Капа каждое утро кудахтал над своими пленками. Почти ежедневно мы звонили в ВОКС и спрашивали, как нам вывезти эти пленки, а нам отвечали, что вопрос прорабатывается и волноваться не стоит. Но мы все равно волновались, потому что слышали истории о том, как пленки частично конфисковывали или полностью запрещали к вывозу. Мы слышали эти рассказы и подсознательно в них верили. В то же время господин Караганов из ВОКСа еще ни разу нас не подводил и ни разу не сказал нам неправду. Поэтому мы полагались на него.

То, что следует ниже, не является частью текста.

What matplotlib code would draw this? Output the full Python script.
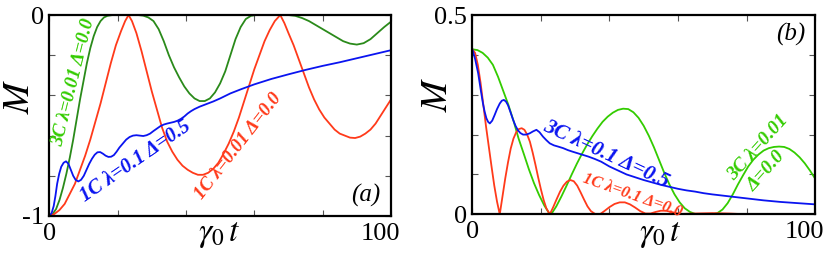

Теперь нас пригласило на ужин Московское отделение Союза писателей, и это беспокоило нас, поскольку там должны были быть все интеллектуалы, все писатели – все те, кого Сталин назвал «инженерами человеческих душ». Такая перспектива нас ужасала.

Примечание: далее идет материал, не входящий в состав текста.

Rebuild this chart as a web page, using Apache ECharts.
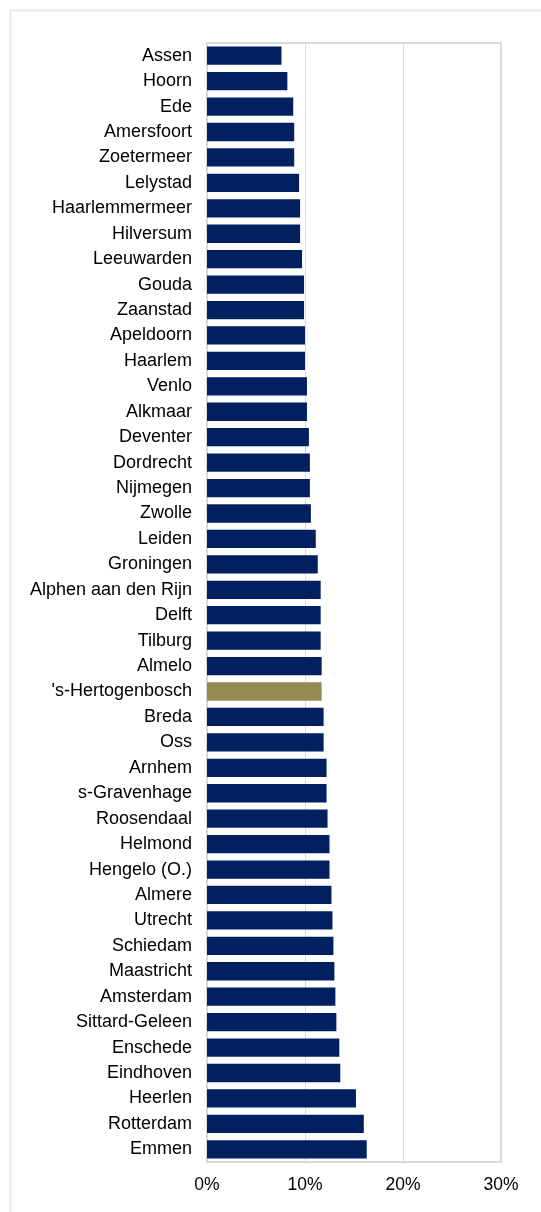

Теперь, когда наша поездка подошла к концу, мы почувствовали некоторую напряженность. Мы не понимали, увидели ли мы все то, за чем сюда приехали. С другой стороны, всего ведь все равно не осмотреть и не переделать. Языковые трудности доводили нас до сумасшествия. Мы общались со многими русскими, но получили ли мы ответы на те вопросы, которые действительно нас интересовали? Я записывал все разговоры, все детали, даже прогнозы погоды, чтобы выбрать потом необходимое. Пока мы еще находились слишком близко к событиям, не понимали, что у нас в руках. Мы не узнали ничего такого, о чем вопили американские газеты. Приготовления русских к войне, исследования атома, рабский труд, политическое надувательство, которым занимается Кремль, – ничего об этом мы не узнали. Правда, мы видели множество немецких пленных, расчищающих завалы – последствия войны, которую развязала их страна, но нам их труд не показался очень уж несправедливым. К тому же эти пленные не выглядели изнуренными работой или недокормленными. Хотя никаких данных на этот счет у нас, естественно, не было. Может, здесь и велись какие-то крупные приготовления к военным действиям, но мы их не видели, хотя военных действительно было много. С другой стороны, мы же не шпионить сюда приехали.

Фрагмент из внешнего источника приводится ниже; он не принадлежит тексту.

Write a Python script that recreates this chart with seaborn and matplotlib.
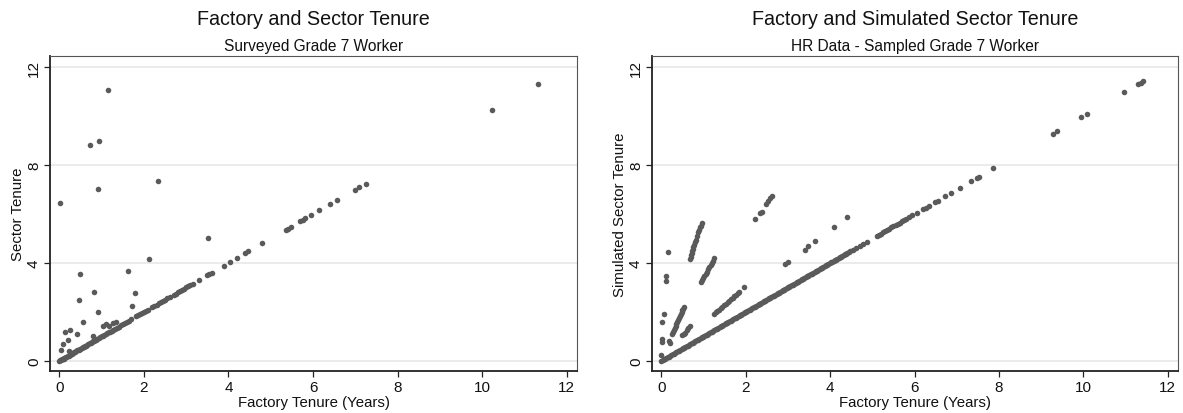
import matplotlib
matplotlib.use("Agg")
import matplotlib.pyplot as plt
import seaborn as sns
import pandas as pd

# Panel 1: surveyed workers whose sector tenure equals factory tenure
surv_same = [0.0, 0.02, 0.04, 0.06, 0.08, 0.1, 0.12, 0.15, 0.17, 0.2, 0.22, 0.25, 0.27, 0.3,
             0.33, 0.35, 0.38, 0.4, 0.43, 0.46, 0.48, 0.5, 0.53, 0.56, 0.58, 0.6, 0.63, 0.66,
             0.69, 0.72, 0.75, 0.78, 0.8, 0.83, 0.86, 0.9, 0.93, 0.96, 1.0, 1.03, 1.06, 1.1,
             1.13, 1.17, 1.2, 1.24, 1.28, 1.32, 1.36, 1.4, 1.45, 1.5, 1.55, 1.6, 1.65, 1.7,
             1.82, 1.86, 1.9, 1.95, 2.0, 2.05, 2.1, 2.2, 2.25, 2.3, 2.35, 2.4, 2.45, 2.5, 2.55,
             2.62, 2.7, 2.75, 2.8, 2.86, 2.9, 2.95, 3.0, 3.05, 3.1, 3.15, 3.3, 3.49, 3.55, 3.6,
             3.89, 4.04, 4.2, 4.39, 4.47, 4.8, 5.35, 5.4, 5.48, 5.7, 5.76, 5.82, 5.96, 6.15,
             6.39, 6.56, 6.98, 7.09, 7.24, 10.24, 11.31]
# Panel 1: surveyed workers with longer sector tenure
surv_factory = [0.02, 1.16, 0.73, 0.95, 0.92, 2.33, 3.51, 2.11, 1.63, 0.49, 0.82, 1.78, 0.47,
                1.73, 0.92, 0.56, 1.10, 1.26, 1.33, 1.04, 1.18, 0.14, 0.25, 0.42, 0.80, 0.09,
                0.21, 0.04, 0.24]
surv_sector = [6.46, 11.05, 8.8, 9.0, 7.03, 7.35, 5.02, 4.16, 3.66, 3.54, 2.83, 2.79, 2.50,
               2.26, 2.01, 1.61, 1.52, 1.55, 1.58, 1.41, 1.41, 1.17, 1.27, 1.12, 1.01, 0.71,
               0.86, 0.46, 0.42]

# Panel 2: HR sample, simulated sector tenure equal to factory tenure
hr_same = [0.0, 0.03, 0.06, 0.09, 0.12, 0.15, 0.18, 0.21, 0.24, 0.27, 0.3, 0.33, 0.36, 0.39,
           0.42, 0.45, 0.48, 0.51, 0.54, 0.57, 0.6, 0.63, 0.66, 0.69, 0.72, 0.75, 0.78, 0.81,
           0.84, 0.87, 0.9, 0.93, 0.96, 0.99, 1.02, 1.05, 1.08, 1.11, 1.14, 1.17, 1.2, 1.23,
           1.26, 1.29, 1.32, 1.35, 1.38, 1.41, 1.44, 1.47, 1.5, 1.53, 1.56, 1.59, 1.62, 1.65,
           1.68, 1.71, 1.74, 1.77, 1.8, 1.83, 1.86, 1.89, 1.92, 1.95, 1.98, 2.01, 2.04, 2.07,
           2.1, 2.13, 2.16, 2.19, 2.22, 2.25, 2.28, 2.31, 2.34, 2.37, 2.4, 2.43, 2.46, 2.49,
           2.52, 2.55, 2.58, 2.61, 2.64, 2.67, 2.7, 2.73, 2.76, 2.79, 2.82, 2.85, 2.88, 2.91,
           2.94, 2.97, 3.0, 3.03, 3.06, 3.09, 3.12, 3.15, 3.18, 3.21, 3.24, 3.27, 3.3, 3.33,
           3.36, 3.39, 3.42, 3.45, 3.48, 3.51, 3.54, 3.57, 3.6, 3.63, 3.66, 3.69, 3.72, 3.75,
           3.78, 3.81, 3.84, 3.87, 3.9, 3.93, 3.96, 3.99, 4.02, 4.05, 4.08, 4.11, 4.14, 4.17,
           4.2, 4.23, 4.26, 4.29, 4.32, 4.35, 4.38, 4.41, 4.44, 4.48, 4.55, 4.62, 4.7, 4.78,
           4.87, 5.1, 5.15, 5.2, 5.25, 5.3, 5.35, 5.4, 5.45, 5.5, 5.55, 5.6, 5.65, 5.7, 5.75,
           5.8, 5.86, 5.94, 6.06, 6.2, 6.26, 6.33, 6.49, 6.55, 6.73, 6.86, 7.08, 7.34, 7.48,
           7.53, 7.86, 9.28, 9.37, 9.94, 10.08, 10.97, 11.30, 11.36, 11.41]
# Panel 2: HR sample, simulated sector tenure above factory tenure
hr_factory = [0.69, 0.70, 0.71, 0.72, 0.73, 0.75, 0.76, 0.78, 0.80, 0.82, 0.85, 0.88, 0.90,
              0.92, 0.94, 0.96,
              0.93, 0.96, 0.99, 1.02, 1.05, 1.08, 1.11, 1.14, 1.17, 1.20, 1.23, 1.26,
              2.22, 2.34, 2.39, 2.48, 2.53, 2.58, 2.63,
              0.26, 0.28, 0.30, 0.32, 0.34, 0.36, 0.38, 0.40, 0.42, 0.44, 0.46, 0.48, 0.50,
              0.52, 0.54,
              0.50, 0.53, 0.56, 0.60, 0.64, 0.69,
              1.25, 1.29, 1.33, 1.37, 1.41, 1.45, 1.49, 1.53, 1.57, 1.61, 1.65, 1.69, 1.73,
              1.77, 1.81, 1.85, 1.97,
              0.17, 0.12, 0.12, 0.06, 0.02, 0.01, 0.01, 0.0, 0.18, 0.20,
              2.94, 3.0, 3.40, 3.48, 3.65, 4.09, 4.40]
hr_sector = [4.16, 4.25, 4.33, 4.40, 4.48, 4.58, 4.66, 4.75, 4.86, 4.95, 5.10, 5.25, 5.35,
             5.45, 5.53, 5.62,
             3.21, 3.30, 3.39, 3.48, 3.56, 3.65, 3.74, 3.83, 3.92, 4.01, 4.10, 4.19,
             5.80, 6.05, 6.10, 6.41, 6.52, 6.64, 6.75,
             1.10, 1.18, 1.26, 1.34, 1.42, 1.50, 1.58, 1.66, 1.74, 1.82, 1.90, 1.98, 2.06,
             2.12, 2.19,
             1.04, 1.10, 1.16, 1.26, 1.34, 1.42,
             1.92, 1.98, 2.04, 2.10, 2.16, 2.22, 2.28, 2.34, 2.40, 2.46, 2.52, 2.58, 2.64,
             2.70, 2.76, 2.82, 3.03,
             4.46, 3.46, 3.28, 1.92, 1.58, 0.90, 0.79, 0.26, 0.83, 0.73,
             3.96, 4.03, 4.54, 4.68, 4.90, 5.46, 5.86]

x_ticks = [0, 2, 4, 6, 8, 10, 12]
y_ticks = [0, 4, 8, 12]

surv = pd.DataFrame({"factory": surv_same + surv_factory,
                     "sector": surv_same + surv_sector})
hr = pd.DataFrame({"factory": hr_same + hr_factory,
                   "sector": hr_same + hr_sector})

sns.set_style("white")
plt.rcParams["font.family"] = ["Liberation Sans", "DejaVu Sans"]

fig = plt.figure(figsize=(11.83, 4.14), dpi=100)
ax1 = fig.add_axes([50 / 1183, 42 / 414, 527 / 1183, 315 / 414])
ax2 = fig.add_axes([652 / 1183, 42 / 414, 526 / 1183, 315 / 414])

panels = [
    (ax1, surv, "Factory and Sector Tenure", "Surveyed Grade 7 Worker", "Sector Tenure"),
    (ax2, hr, "Factory and Simulated Sector Tenure", "HR Data - Sampled Grade 7 Worker",
     "Simulated Sector Tenure"),
]

for ax, df, title, subtitle, ylabel in panels:
    sns.scatterplot(data=df, x="factory", y="sector", ax=ax, color="#5a5a5a",
                    s=16, linewidth=0, zorder=3)
    ax.set_xlim(-0.22, 12.24)
    ax.set_ylim(-0.41, 12.45)
    ax.set_xticks(x_ticks)
    ax.set_yticks(y_ticks)
    ax.set_yticklabels([str(t) for t in y_ticks], rotation=90, va="center")
    ax.yaxis.grid(True, color="#e8e8e8", linewidth=1.2, zorder=0)
    ax.xaxis.grid(False)
    ax.tick_params(axis="both", which="major", direction="out", length=4, width=0.9,
                   color="#222222", labelsize=11, labelcolor="#111111", pad=2.5,
                   bottom=True, left=True)
    for side in ["left", "bottom"]:
        ax.spines[side].set_color("#222222")
        ax.spines[side].set_linewidth(1.3)
    for side in ["top", "right"]:
        ax.spines[side].set_color("#555555")
        ax.spines[side].set_linewidth(0.8)
    ax.set_xlabel("Factory Tenure (Years)", fontsize=10.8, color="#111111", labelpad=1)
    ax.set_ylabel(ylabel, fontsize=10.8, color="#111111", labelpad=1.5)
    ax.text(0.5, 1 + 37 / 315, title, transform=ax.transAxes, ha="center", va="center",
            fontsize=14.2, color="#111111")
    ax.text(0.5, 1 + 10 / 315, subtitle, transform=ax.transAxes, ha="center", va="center",
            fontsize=11.2, color="#111111")

fig.savefig("out.png", dpi=100)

Напоследок мы старались увидеть в Москве все, что только можно. Мы забегáли в школы, мы разговаривали с деловыми женщинами, актрисами, студентами. Мы заходили в магазины, в которых за всем выстраивались очереди. Например, если объявлялась продажа грампластинок, то тут же выстраивалась очередь, и за пару часов пластинки распродавались подчистую. То же самое случалось, когда в продажу поступала новая книга. Нам показалось, что даже за те два месяца, которые мы здесь пробыли, люди стали лучше одеваться. Московские газеты объявили о снижении цен на хлеб, овощи, картофель и некоторые ткани. В магазинах все время было столпотворение, скупали буквально все, что предлагалось. Экономика Советского Союза, которая была почти полностью ориентирована на военную продукцию, постепенно переходила на продукцию мирного времени. Люди, которые были лишены потребительских товаров – как товаров первой необходимости, так и предметов роскоши, – теперь стремились их купить. Когда в магазин завозили мороженое, очередь за ним выстраивалась на много кварталов. Продавца с ящиком мороженого моментально окружали, и его товар распродавался так быстро, что он не успевал брать деньги. Русские любят мороженое, и его им всегда не хватает.